@SuperbattleshipYamato re: Taranto
My general ethos is that I’d rather the British keep their fleet intact, and back them up behind the canal. Even if the Italians take it by land, you can keep them from expanding into the Indian Ocean by sea.
The other side of it is like… I think air power is great, while navies are sort of “the cost of doing business” – so trading my planes to take out your navy is a bad exchange. I’m fine with taking the cheap/easy win of sniping the fleet at Malta, because in the grand scheme of things, I think the transport will cause more damage to me than the battleships and cruisers and whatnot.
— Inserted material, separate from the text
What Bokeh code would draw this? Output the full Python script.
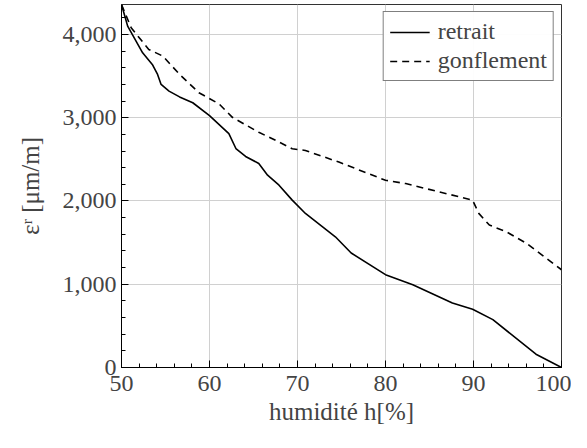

I’ve seen some weird things, like 2 subs being sent against the British cruiser at Gibraltar and both subs being sunk. Generally I assume there will be a sub there, and a sub up near Canada; I tend to send the SZ109 fleet to Canada, along with a couple of fighters, and place a new carrier there on rd1. If there’s a damaged battleship (and sub/s) in SZ111, I’m usually inclined to attack it with the fighter from Scotland and/or the UK bomber.
Do German players usually prioritize the UK transports? The Ai always seems to leave those 2 sea zones alone; granted we’re talking subs attacking destroyers, and their planes are out of range (except the strat. bombers, but landing in Belgium would be pretty undesirable…)
To me, it also seems like it stands to reason that the Germans should prioritize hunting destroyers, just because I tend to assume that the great strength of the western allies is their air power; if you have no transports, your battleships and cruisers can’t influence land combat, and if you have no destroyers, your planes can’t target subs – it paints a picture that as “guy who has subs,” the German player should be targeting things a certain way, to play into that. Honestly though, it seems kind of moot, given how relatively short the battle of the Atlantic ends up being.
I’ve run a handful of test games recently where I’m using battleships as my main surface unit, with the US. I think it’s a strat that pays off later/in the long run, when you’re stacking landings over multiple rounds (usually in the Mediterranean.) If your floating bridge consists of 4 transport loads and you can pile on 4+ shore bombardments, it starts to add up. But honestly, on the Atlantic side, I’ve seen a British strategy of just stacking bombers and fighters and strafing down the French coast – the number of casualties inflicted is staggering compared to what the battleships are able to do. Not an unexpected result, but I think to me this just cements the utility of destroyers, in that convoy-escort role.
I’ve found that when I’m too aggressive with pushing the allied fleets east too early, the Germans still tend to kamikaze their planes into my ships – but this actually only serves to speed up their own demise. As long as I’m not losing a huge amount of transports all in one go…? I can afford to lose a loaded carrier and 2-3 surface ships, as long as I take enough of their planes down with me. In these instances (for the cost) I’d rather be defending with the extra shots I’d be getting from buying destroyers, as opposed to the higher attack rating of a battleship.
But I think it’s generally best to be cagey with your allied fleets, and build them up to a point where the Axis can’t afford to attack them. This feeds into why I generally don’t like the idea behind the Taranto raid; I know I can outspend the Italians, so it’s actually in my interest to keep my fleets strong while I do that, rather than do a move that at best amounts to “mutually assured destruction” in my estimation.